** Begin Task data **
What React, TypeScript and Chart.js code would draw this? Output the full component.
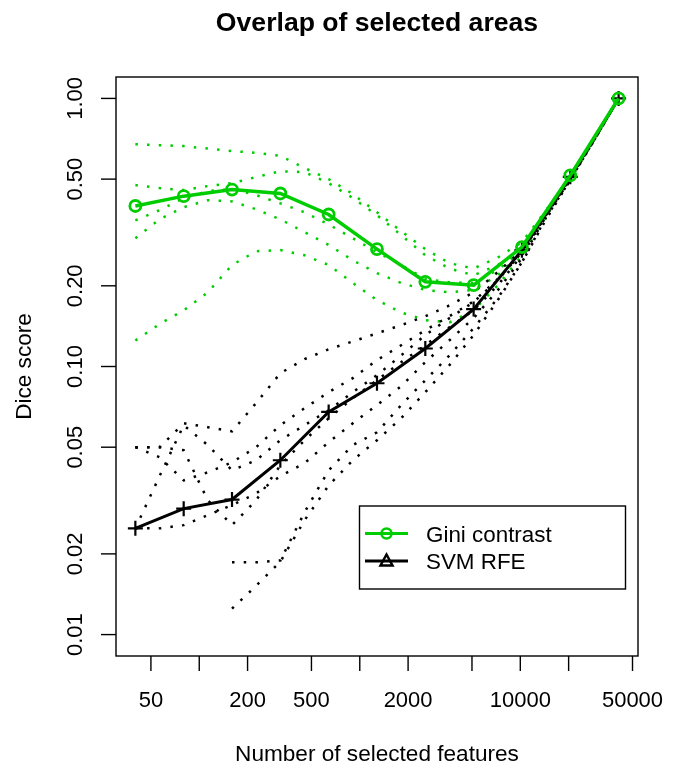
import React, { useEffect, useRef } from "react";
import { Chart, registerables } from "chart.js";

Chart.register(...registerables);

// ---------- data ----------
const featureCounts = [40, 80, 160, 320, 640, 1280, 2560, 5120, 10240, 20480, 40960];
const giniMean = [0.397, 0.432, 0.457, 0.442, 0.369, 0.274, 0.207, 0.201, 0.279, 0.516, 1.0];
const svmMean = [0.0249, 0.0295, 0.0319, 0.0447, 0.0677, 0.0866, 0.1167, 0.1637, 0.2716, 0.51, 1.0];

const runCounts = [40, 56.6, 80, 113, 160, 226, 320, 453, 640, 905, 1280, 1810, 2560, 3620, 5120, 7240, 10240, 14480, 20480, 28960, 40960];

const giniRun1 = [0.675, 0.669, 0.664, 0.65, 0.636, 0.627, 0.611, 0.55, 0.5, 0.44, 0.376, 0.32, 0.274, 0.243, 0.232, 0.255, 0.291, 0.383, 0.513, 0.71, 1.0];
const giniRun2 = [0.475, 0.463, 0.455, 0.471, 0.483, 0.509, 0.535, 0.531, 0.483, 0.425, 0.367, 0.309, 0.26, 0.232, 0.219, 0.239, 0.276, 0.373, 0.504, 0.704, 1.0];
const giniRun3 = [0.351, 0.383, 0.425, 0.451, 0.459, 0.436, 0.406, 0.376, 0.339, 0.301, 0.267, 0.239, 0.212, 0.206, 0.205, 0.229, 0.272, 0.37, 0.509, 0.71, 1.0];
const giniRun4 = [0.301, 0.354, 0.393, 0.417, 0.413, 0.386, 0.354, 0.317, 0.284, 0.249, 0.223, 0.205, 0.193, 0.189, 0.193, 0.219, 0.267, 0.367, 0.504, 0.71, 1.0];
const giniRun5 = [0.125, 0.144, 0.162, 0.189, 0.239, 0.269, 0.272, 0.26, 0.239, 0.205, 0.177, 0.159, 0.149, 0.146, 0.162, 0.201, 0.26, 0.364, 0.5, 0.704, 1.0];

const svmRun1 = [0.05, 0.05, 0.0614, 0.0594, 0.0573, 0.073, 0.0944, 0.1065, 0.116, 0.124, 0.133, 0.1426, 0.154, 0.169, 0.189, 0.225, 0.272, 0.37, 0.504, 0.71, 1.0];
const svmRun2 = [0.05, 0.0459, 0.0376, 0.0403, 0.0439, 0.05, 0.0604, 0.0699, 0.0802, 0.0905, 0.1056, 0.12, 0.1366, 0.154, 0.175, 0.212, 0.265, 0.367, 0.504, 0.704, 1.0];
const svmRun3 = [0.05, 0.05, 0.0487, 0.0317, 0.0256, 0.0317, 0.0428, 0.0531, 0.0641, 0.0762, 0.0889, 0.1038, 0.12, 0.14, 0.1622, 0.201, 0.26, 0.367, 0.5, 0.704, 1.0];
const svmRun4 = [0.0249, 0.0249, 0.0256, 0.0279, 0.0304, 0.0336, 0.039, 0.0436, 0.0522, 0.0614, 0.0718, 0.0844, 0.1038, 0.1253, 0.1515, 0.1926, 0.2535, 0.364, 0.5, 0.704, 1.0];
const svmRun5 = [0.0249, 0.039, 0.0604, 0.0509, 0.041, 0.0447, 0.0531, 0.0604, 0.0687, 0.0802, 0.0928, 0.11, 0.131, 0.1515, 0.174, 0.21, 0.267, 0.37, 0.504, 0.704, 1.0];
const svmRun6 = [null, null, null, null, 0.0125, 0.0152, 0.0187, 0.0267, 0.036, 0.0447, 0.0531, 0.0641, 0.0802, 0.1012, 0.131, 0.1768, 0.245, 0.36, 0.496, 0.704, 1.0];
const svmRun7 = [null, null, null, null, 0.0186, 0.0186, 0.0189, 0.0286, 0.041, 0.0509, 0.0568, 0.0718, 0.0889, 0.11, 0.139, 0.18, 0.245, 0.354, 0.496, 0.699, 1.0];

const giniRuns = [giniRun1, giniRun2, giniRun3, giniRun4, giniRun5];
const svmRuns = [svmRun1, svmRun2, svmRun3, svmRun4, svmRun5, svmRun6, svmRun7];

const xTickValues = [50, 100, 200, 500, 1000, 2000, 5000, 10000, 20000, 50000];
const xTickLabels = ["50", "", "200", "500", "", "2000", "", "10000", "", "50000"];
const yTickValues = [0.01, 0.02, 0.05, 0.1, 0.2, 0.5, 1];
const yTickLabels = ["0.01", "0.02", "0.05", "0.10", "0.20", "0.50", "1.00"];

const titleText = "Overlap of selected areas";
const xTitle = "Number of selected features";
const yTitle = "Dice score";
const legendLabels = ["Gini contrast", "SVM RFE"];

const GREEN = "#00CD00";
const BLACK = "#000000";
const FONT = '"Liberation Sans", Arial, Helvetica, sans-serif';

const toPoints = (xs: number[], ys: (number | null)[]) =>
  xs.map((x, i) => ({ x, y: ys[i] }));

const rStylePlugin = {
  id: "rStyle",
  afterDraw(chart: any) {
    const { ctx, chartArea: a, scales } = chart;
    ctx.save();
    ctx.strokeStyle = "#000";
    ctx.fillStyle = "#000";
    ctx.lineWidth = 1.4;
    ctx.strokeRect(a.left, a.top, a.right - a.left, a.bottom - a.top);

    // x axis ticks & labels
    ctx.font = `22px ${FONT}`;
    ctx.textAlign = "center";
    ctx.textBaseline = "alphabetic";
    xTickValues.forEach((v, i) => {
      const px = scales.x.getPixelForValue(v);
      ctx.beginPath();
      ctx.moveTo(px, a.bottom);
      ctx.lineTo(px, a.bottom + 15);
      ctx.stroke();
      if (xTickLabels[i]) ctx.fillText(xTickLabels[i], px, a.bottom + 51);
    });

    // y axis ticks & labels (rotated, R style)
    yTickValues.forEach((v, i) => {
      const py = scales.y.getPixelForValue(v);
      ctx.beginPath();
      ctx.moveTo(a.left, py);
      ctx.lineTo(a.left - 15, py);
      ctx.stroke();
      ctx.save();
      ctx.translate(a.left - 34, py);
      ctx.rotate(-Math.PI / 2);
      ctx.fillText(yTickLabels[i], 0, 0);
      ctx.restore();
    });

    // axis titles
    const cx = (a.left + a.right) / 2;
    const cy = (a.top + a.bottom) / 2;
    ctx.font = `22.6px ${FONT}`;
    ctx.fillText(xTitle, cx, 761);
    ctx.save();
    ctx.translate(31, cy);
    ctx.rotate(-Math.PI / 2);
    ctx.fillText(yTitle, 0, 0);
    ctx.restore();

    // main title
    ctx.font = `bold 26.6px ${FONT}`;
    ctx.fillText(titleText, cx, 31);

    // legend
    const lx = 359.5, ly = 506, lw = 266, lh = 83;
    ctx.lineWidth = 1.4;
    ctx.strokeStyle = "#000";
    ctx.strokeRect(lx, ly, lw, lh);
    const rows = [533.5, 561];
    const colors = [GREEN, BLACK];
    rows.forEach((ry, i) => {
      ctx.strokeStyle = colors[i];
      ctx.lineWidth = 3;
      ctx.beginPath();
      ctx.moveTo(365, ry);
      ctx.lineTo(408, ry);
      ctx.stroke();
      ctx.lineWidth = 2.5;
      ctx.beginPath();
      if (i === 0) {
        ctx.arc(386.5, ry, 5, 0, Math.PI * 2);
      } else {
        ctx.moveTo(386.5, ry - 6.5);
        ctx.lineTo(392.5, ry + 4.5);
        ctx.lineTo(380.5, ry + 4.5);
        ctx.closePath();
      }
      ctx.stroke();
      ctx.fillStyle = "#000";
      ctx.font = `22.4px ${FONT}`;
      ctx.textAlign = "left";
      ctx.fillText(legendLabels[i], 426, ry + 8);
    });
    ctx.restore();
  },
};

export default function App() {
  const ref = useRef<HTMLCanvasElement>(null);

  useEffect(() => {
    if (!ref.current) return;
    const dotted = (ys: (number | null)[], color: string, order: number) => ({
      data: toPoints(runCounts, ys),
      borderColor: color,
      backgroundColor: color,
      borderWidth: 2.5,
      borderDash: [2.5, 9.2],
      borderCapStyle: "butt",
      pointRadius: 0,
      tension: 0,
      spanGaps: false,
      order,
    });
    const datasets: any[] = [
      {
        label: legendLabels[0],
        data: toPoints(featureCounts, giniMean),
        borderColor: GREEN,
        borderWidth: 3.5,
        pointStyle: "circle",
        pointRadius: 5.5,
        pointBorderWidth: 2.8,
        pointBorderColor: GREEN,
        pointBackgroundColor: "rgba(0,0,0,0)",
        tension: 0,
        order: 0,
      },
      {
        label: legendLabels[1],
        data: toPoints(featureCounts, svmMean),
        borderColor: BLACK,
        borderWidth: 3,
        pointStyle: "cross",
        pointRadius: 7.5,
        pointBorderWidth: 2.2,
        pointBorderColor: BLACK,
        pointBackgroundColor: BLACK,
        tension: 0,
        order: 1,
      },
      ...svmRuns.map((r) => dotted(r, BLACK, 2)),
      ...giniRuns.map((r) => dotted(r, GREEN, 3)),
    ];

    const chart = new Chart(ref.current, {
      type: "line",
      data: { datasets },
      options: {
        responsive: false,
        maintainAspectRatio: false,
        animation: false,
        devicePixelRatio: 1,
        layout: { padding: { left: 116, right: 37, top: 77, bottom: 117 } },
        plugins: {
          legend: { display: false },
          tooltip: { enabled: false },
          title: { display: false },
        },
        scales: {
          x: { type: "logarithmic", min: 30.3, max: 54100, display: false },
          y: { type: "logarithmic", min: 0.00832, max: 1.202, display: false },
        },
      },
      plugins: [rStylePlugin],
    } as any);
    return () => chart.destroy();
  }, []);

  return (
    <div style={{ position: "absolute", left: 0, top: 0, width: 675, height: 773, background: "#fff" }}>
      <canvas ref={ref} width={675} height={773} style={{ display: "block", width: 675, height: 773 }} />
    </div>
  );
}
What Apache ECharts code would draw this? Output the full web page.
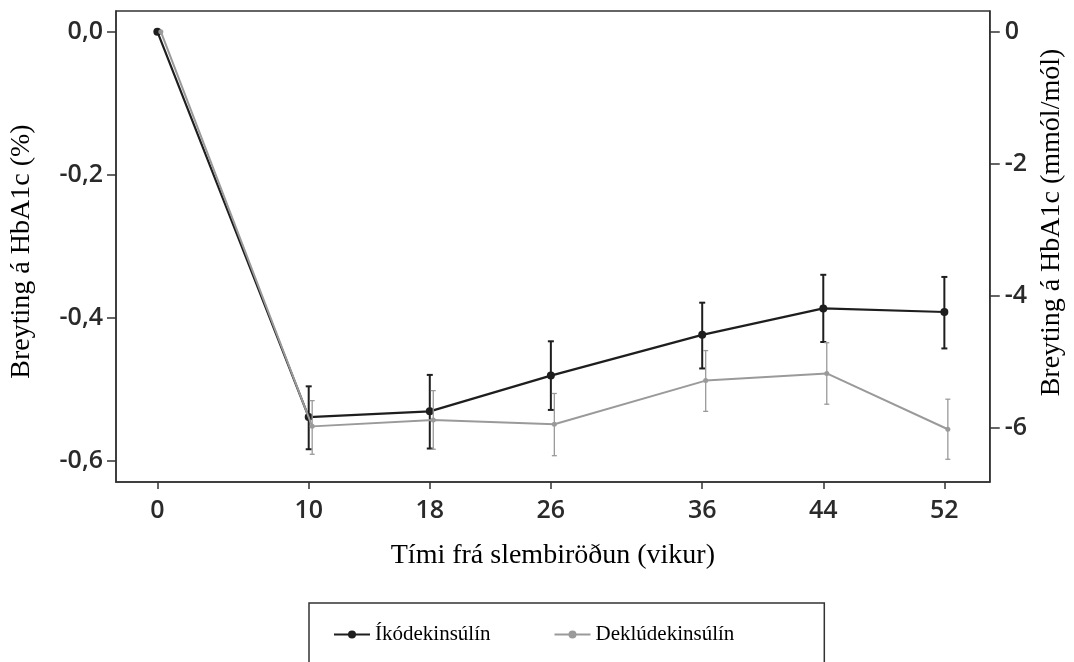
** End Task data **
Exactly as they appear, print the lines of the listing above from its first line through the line that contains "20480, 28960, 40960];", minus the pictures.

> The completed task
What React, TypeScript and Chart.js code would draw this? Output the full component.
import React, { useEffect, useRef } from "react";
import { Chart, registerables } from "chart.js";

Chart.register(...registerables);

// ---------- data ----------
const featureCounts = [40, 80, 160, 320, 640, 1280, 2560, 5120, 10240, 20480, 40960];
const giniMean = [0.397, 0.432, 0.457, 0.442, 0.369, 0.274, 0.207, 0.201, 0.279, 0.516, 1.0];
const svmMean = [0.0249, 0.0295, 0.0319, 0.0447, 0.0677, 0.0866, 0.1167, 0.1637, 0.2716, 0.51, 1.0];

const runCounts = [40, 56.6, 80, 113, 160, 226, 320, 453, 640, 905, 1280, 1810, 2560, 3620, 5120, 7240, 10240, 14480, 20480, 28960, 40960];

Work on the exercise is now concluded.